Before working on your contactor, make sure that you have turned off power to the air conditioner and also turned off the thermostat.
Start by disconnecting the wires connected to the contactor. Make sure that you first take a picture of all the connections so that you can figure out which wire goes where when putting them back.
Take out the contactor and locate the 2 terminals on each side of its coil. Set your multimeter to resistance and place one probe on one terminal and the other probe on the other terminal.
For a good contactor, you should get a resistance reading of between 12 and 27 ohms. If you a very high value or even a lower one, you definitely have a bad contactor.
Luckily, AC contactors are cheap (usually between 10 and 20 dollars). The problem is that not everyone can test or even replace them and HVAC technicians will charge a lot to do it.
Preventing AC Fan Problems
Most of the times, capacitors and AC motors fail due to overheating. Overheating in AC means that the components are being forced to work harder than they should.
One of the main causes of that is restriction of airflow in the AC system.
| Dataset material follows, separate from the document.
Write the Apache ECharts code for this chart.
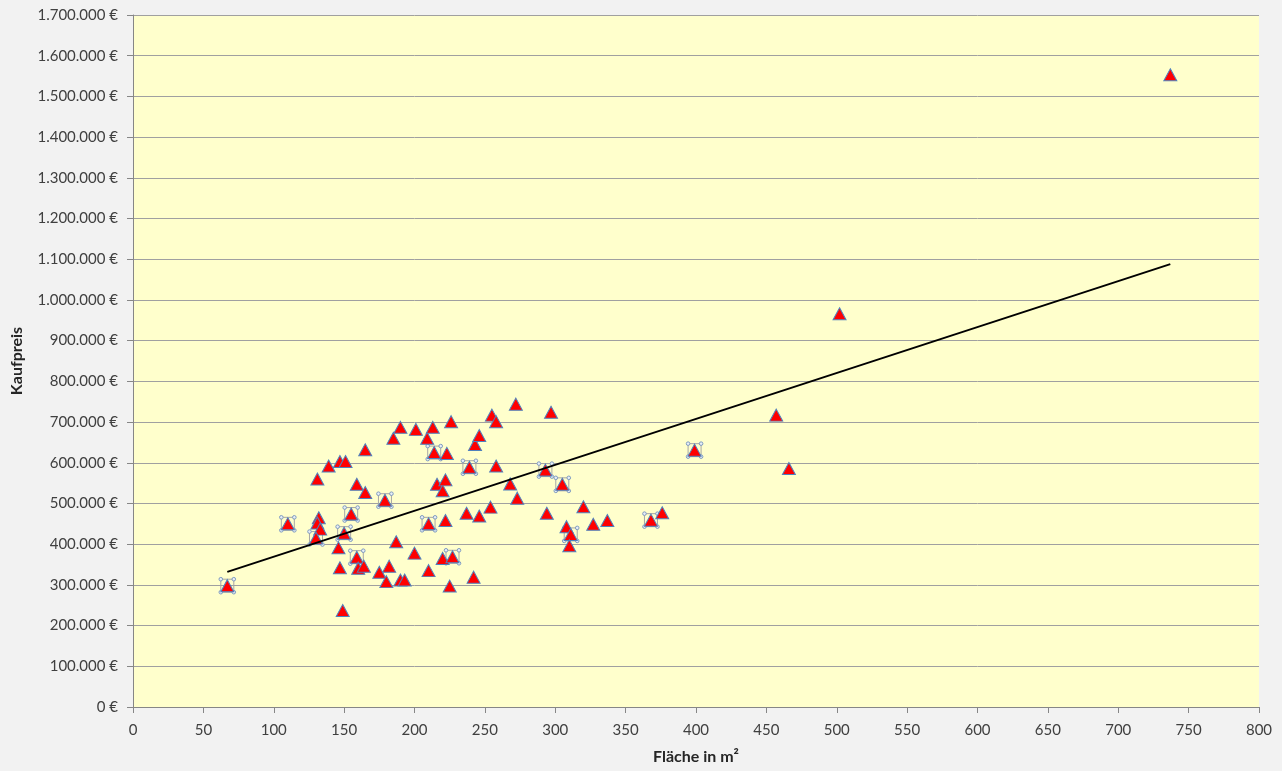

If for instance you fail to change your AC filter after every 3 months or the evaporator coils are dirty, the system will have to worker harder in order to cool the house, which means working for longer periods of time.
Blocked or leaking air ducts or even low levels of refrigerant can also cause the AC system to overwork and components to overheat. It is always important to have an HVAC technician come over to your place (especially just before summer) to service your AC system so that it doesn’t fail when you need it most.
HVAC services are expensive but trust me you would rather pay for preventative services than having to replace a blown out fan motor.
And basically that is everything about an air conditioner fan that is not spinning. I hope that by now you know why yours is not spinning and what you can do to fix it.